%%
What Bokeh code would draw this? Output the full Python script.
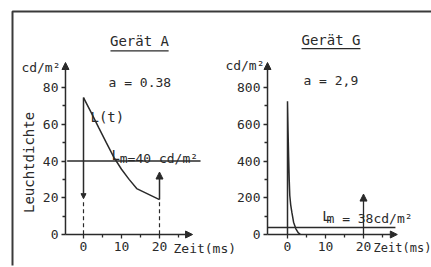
import math
from bokeh.plotting import figure
from bokeh.models import Range1d, LinearAxis, FixedTicker, Arrow, NormalHead
from bokeh.core.properties import value
from bokeh.embed import file_html
from bokeh.resources import INLINE

# ---------------- data ----------------
period = 20                       # ms
x_ticks = [0, 10, 20]
x_minor = [5, 15, 25]

# Gerät A
a_t = [0, 2, 4, 6, 8, 10, 12, 14, 20]
a_L = [74.5, 66.5, 58.2, 50.0, 42.0, 35.5, 30.0, 25.0, 19.0]
a_Lm = 40
a_factor = "0.38"
a_rise_top = 34
a_yticks = [0, 20, 40, 60, 80]
a_yminor = [10, 30, 50, 70]

# Gerät G
g_t = [0, 0.15, 0.3, 0.45, 0.6, 0.85, 1.15, 1.6, 2.2, 2.8, 3.4]
g_L = [725, 560, 420, 300, 212, 160, 120, 67, 31, 10, 0]
g_Lm = 38
g_factor = "2,9"
g_rise_top = 220
g_yticks = [0, 200, 400, 600, 800]
g_yminor = [100, 300, 500, 700]

# ---------------- layout ----------------
W, H = 431, 267
SX = 3.8                 # px per ms
A_X0, G_X0 = 83, 287     # canvas px of t = 0 in each panel
Y0 = 33                  # canvas px (from bottom) of L = 0
SY_A, SY_G = 1.8375, 0.18375
INK = "#2a2a2a"
FONT = "DejaVu Sans Mono"

p = figure(width=W, height=H, title=None,
           x_range=Range1d(-A_X0 / SX, (W - A_X0) / SX),
           y_range=Range1d(-Y0 / SY_A, (H - Y0) / SY_A),
           x_axis_type=None, y_axis_type=None,
           output_backend="svg", toolbar_location=None, min_border=0)
p.extra_x_ranges = {"g": Range1d(-G_X0 / SX, (W - G_X0) / SX)}
p.extra_y_ranges = {"g": Range1d(-Y0 / SY_G, (H - Y0) / SY_G)}
p.outline_line_color = None
p.background_fill_color = "white"
p.border_fill_color = "white"

a_yaxis_at = -4.74
g_yaxis_at = -5.26


def axes(rng, yloc, yt, ym, ytop):
    ay = LinearAxis(x_range_name=rng, y_range_name=rng, fixed_location=yloc,
                    bounds=(0, ytop), ticker=FixedTicker(ticks=yt, minor_ticks=ym))
    ax = LinearAxis(x_range_name=rng, y_range_name=rng, fixed_location=0,
                    bounds=(yloc, 26), ticker=FixedTicker(ticks=x_ticks, minor_ticks=x_minor))
    for a in (ay, ax):
        a.axis_line_color = None
        a.major_tick_in = 0
        a.major_tick_out = 4
        a.minor_tick_in = 0
        a.minor_tick_out = 3
        a.major_tick_line_color = INK
        a.minor_tick_line_color = INK
        a.major_tick_line_width = 1.3
        a.minor_tick_line_width = 1.3
        a.major_label_text_font = FONT
        a.major_label_text_font_size = "13px"
        a.major_label_text_color = INK
        a.major_label_standoff = 3
    p.add_layout(ay, "left")
    p.add_layout(ax, "below")


def arrow(x0, y0, x1, y1, rng="default", size=7, width=1.5):
    p.add_layout(Arrow(x_start=x0, y_start=y0, x_end=x1, y_end=y1,
                       x_range_name=rng, y_range_name=rng,
                       line_color=INK, line_width=width,
                       end=NormalHead(size=size, fill_color=INK, line_color=INK, line_width=1)))


def txt(x, y, s, rng="default", size="13px", align="left", baseline="middle", angle=0.0):
    p.text(x=[x], y=[y], text=[s], x_range_name=rng, y_range_name=rng,
           text_font=value(FONT), text_font_size=value(size), text_color=INK,
           text_align=align, text_baseline=baseline, angle=angle)


# frame lines (top and left)
bx = (12 - A_X0) / SX
by_top = (H - 11 - Y0) / SY_A
by_bot = (H - 265 - Y0) / SY_A
p.line([bx, bx, p.x_range.end], [by_bot, by_top, by_top], line_color="#3a3a3a", line_width=2)

# ---------- panel A ----------
axes("default", a_yaxis_at, a_yticks, a_yminor, 85)
arrow(a_yaxis_at, 0, a_yaxis_at, 93.6)
arrow(a_yaxis_at, 0, 28.7, 0)
p.line(a_t, a_L, line_color=INK, line_width=1.5)
arrow(0, a_L[0], 0, a_L[-1] + 0.5, size=5, width=1.5)
arrow(period, a_L[-1], period, a_rise_top, size=7, width=1.5)
p.segment(x0=[0, period], y0=[a_L[-1] - 1.5] * 2, x1=[0, period], y1=[0, 0],
          line_color=INK, line_width=1.2, line_dash="4 3")
p.line([-4.3, 30.8], [a_Lm, a_Lm], line_color=INK, line_width=1.3)

txt(14.74, 105.2, "Gerät A", size="14px", align="center")
p.line([7.1, 22.4], [99.9, 99.9], line_color=INK, line_width=1.2)
txt(-6.05, 90.9, "cd/m²", align="right")
txt(6.58, 82.7, "a = " + a_factor)
txt(1.84, 63.7, "L(t)", size="14px")
txt(7.37, 43.0, "L", size="14px", baseline="alphabetic")
txt(9.55, 41.2, "m=%d cd/m²" % a_Lm, baseline="alphabetic")
txt(-14.47, 39.2, "Leuchtdichte", size="14px", align="center", angle=math.pi / 2)
txt(23.68, -7.6, "Zeit(ms)")

# ---------- panel G ----------
axes("g", g_yaxis_at, g_yticks, g_yminor, 850)
arrow(g_yaxis_at, 0, g_yaxis_at, 936, rng="g")
arrow(g_yaxis_at, 0, 28.9, 0, rng="g")
p.line([0] + g_t, [0] + g_L, x_range_name="g", y_range_name="g", line_color=INK, line_width=1.5)
arrow(period, 0, period, g_rise_top, rng="g", size=7, width=1.3)
p.line([g_yaxis_at, 28.4], [g_Lm, g_Lm], x_range_name="g", y_range_name="g",
       line_color=INK, line_width=1.3)

txt(11.45, 1055.8, "Gerät G", rng="g", size="14px", align="center")
p.line([3.7, 19.2], [1012, 1012], x_range_name="g", y_range_name="g", line_color=INK, line_width=1.2)
txt(-6.05, 920, "cd/m²", rng="g", align="right")
txt(4.2, 838, "a = " + g_factor, rng="g")
txt(9.13, 103.4, "L", rng="g", size="14px", baseline="alphabetic")
txt(10.26, 85.4, "m = %dcd/m²" % g_Lm, rng="g", baseline="alphabetic")
txt(22.65, -76, "Zeit(ms)", rng="g", size="12px")

open("out.html", "w").write(file_html(p, INLINE))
%%
*WRITTEN REQUEST:*
Every line of text is to be repeated exactly; pictures are left out.

*SOLUTION:*
What Bokeh code would draw this? Output the full Python script.
import math
from bokeh.plotting import figure
from bokeh.models import Range1d, LinearAxis, FixedTicker, Arrow, NormalHead
from bokeh.core.properties import value
from bokeh.embed import file_html
from bokeh.resources import INLINE

# ---------------- data ----------------
period = 20                       # ms
x_ticks = [0, 10, 20]
x_minor = [5, 15, 25]

# Gerät A
a_t = [0, 2, 4, 6, 8, 10, 12, 14, 20]
a_L = [74.5, 66.5, 58.2, 50.0, 42.0, 35.5, 30.0, 25.0, 19.0]
a_Lm = 40
a_factor = "0.38"
a_rise_top = 34
a_yticks = [0, 20, 40, 60, 80]
a_yminor = [10, 30, 50, 70]

# Gerät G
g_t = [0, 0.15, 0.3, 0.45, 0.6, 0.85, 1.15, 1.6, 2.2, 2.8, 3.4]
g_L = [725, 560, 420, 300, 212, 160, 120, 67, 31, 10, 0]
g_Lm = 38
g_factor = "2,9"
g_rise_top = 220
g_yticks = [0, 200, 400, 600, 800]
g_yminor = [100, 300, 500, 700]

# ---------------- layout ----------------
W, H = 431, 267
SX = 3.8                 # px per ms
A_X0, G_X0 = 83, 287     # canvas px of t = 0 in each panel
Y0 = 33                  # canvas px (from bottom) of L = 0
SY_A, SY_G = 1.8375, 0.18375
INK = "#2a2a2a"
FONT = "DejaVu Sans Mono"

p = figure(width=W, height=H, title=None,
           x_range=Range1d(-A_X0 / SX, (W - A_X0) / SX),
           y_range=Range1d(-Y0 / SY_A, (H - Y0) / SY_A),
           x_axis_type=None, y_axis_type=None,
           output_backend="svg", toolbar_location=None, min_border=0)
p.extra_x_ranges = {"g": Range1d(-G_X0 / SX, (W - G_X0) / SX)}
p.extra_y_ranges = {"g": Range1d(-Y0 / SY_G, (H - Y0) / SY_G)}
p.outline_line_color = None
p.background_fill_color = "white"
p.border_fill_color = "white"

a_yaxis_at = -4.74
g_yaxis_at = -5.26


def axes(rng, yloc, yt, ym, ytop):
    ay = LinearAxis(x_range_name=rng, y_range_name=rng, fixed_location=yloc,
                    bounds=(0, ytop), ticker=FixedTicker(ticks=yt, minor_ticks=ym))
    ax = LinearAxis(x_range_name=rng, y_range_name=rng, fixed_location=0,
                    bounds=(yloc, 26), ticker=FixedTicker(ticks=x_ticks, minor_ticks=x_minor))
    for a in (ay, ax):
        a.axis_line_color = None
        a.major_tick_in = 0
        a.major_tick_out = 4
        a.minor_tick_in = 0
        a.minor_tick_out = 3
        a.major_tick_line_color = INK
        a.minor_tick_line_color = INK
        a.major_tick_line_width = 1.3
        a.minor_tick_line_width = 1.3
        a.major_label_text_font = FONT
        a.major_label_text_font_size = "13px"
        a.major_label_text_color = INK
        a.major_label_standoff = 3
    p.add_layout(ay, "left")
    p.add_layout(ax, "below")


def arrow(x0, y0, x1, y1, rng="default", size=7, width=1.5):
    p.add_layout(Arrow(x_start=x0, y_start=y0, x_end=x1, y_end=y1,
                       x_range_name=rng, y_range_name=rng,
                       line_color=INK, line_width=width,
                       end=NormalHead(size=size, fill_color=INK, line_color=INK, line_width=1)))


def txt(x, y, s, rng="default", size="13px", align="left", baseline="middle", angle=0.0):
    p.text(x=[x], y=[y], text=[s], x_range_name=rng, y_range_name=rng,
           text_font=value(FONT), text_font_size=value(size), text_color=INK,
           text_align=align, text_baseline=baseline, angle=angle)


# frame lines (top and left)
bx = (12 - A_X0) / SX
by_top = (H - 11 - Y0) / SY_A
by_bot = (H - 265 - Y0) / SY_A
p.line([bx, bx, p.x_range.end], [by_bot, by_top, by_top], line_color="#3a3a3a", line_width=2)

# ---------- panel A ----------
axes("default", a_yaxis_at, a_yticks, a_yminor, 85)
arrow(a_yaxis_at, 0, a_yaxis_at, 93.6)
arrow(a_yaxis_at, 0, 28.7, 0)
p.line(a_t, a_L, line_color=INK, line_width=1.5)
arrow(0, a_L[0], 0, a_L[-1] + 0.5, size=5, width=1.5)
arrow(period, a_L[-1], period, a_rise_top, size=7, width=1.5)
p.segment(x0=[0, period], y0=[a_L[-1] - 1.5] * 2, x1=[0, period], y1=[0, 0],
          line_color=INK, line_width=1.2, line_dash="4 3")
p.line([-4.3, 30.8], [a_Lm, a_Lm], line_color=INK, line_width=1.3)

txt(14.74, 105.2, "Gerät A", size="14px", align="center")
p.line([7.1, 22.4], [99.9, 99.9], line_color=INK, line_width=1.2)
txt(-6.05, 90.9, "cd/m²", align="right")
txt(6.58, 82.7, "a = " + a_factor)
txt(1.84, 63.7, "L(t)", size="14px")
txt(7.37, 43.0, "L", size="14px", baseline="alphabetic")
txt(9.55, 41.2, "m=%d cd/m²" % a_Lm, baseline="alphabetic")
txt(-14.47, 39.2, "Leuchtdichte", size="14px", align="center", angle=math.pi / 2)
txt(23.68, -7.6, "Zeit(ms)")

# ---------- panel G ----------
axes("g", g_yaxis_at, g_yticks, g_yminor, 850)
arrow(g_yaxis_at, 0, g_yaxis_at, 936, rng="g")
arrow(g_yaxis_at, 0, 28.9, 0, rng="g")
p.line([0] + g_t, [0] + g_L, x_range_name="g", y_range_name="g", line_color=INK, line_width=1.5)
arrow(period, 0, period, g_rise_top, rng="g", size=7, width=1.3)
p.line([g_yaxis_at, 28.4], [g_Lm, g_Lm], x_range_name="g", y_range_name="g",
       line_color=INK, line_width=1.3)

txt(11.45, 1055.8, "Gerät G", rng="g", size="14px", align="center")
p.line([3.7, 19.2], [1012, 1012], x_range_name="g", y_range_name="g", line_color=INK, line_width=1.2)
txt(-6.05, 920, "cd/m²", rng="g", align="right")
txt(4.2, 838, "a = " + g_factor, rng="g")
txt(9.13, 103.4, "L", rng="g", size="14px", baseline="alphabetic")
txt(10.26, 85.4, "m = %dcd/m²" % g_Lm, rng="g", baseline="alphabetic")
txt(22.65, -76, "Zeit(ms)", rng="g", size="12px")

open("out.html", "w").write(file_html(p, INLINE))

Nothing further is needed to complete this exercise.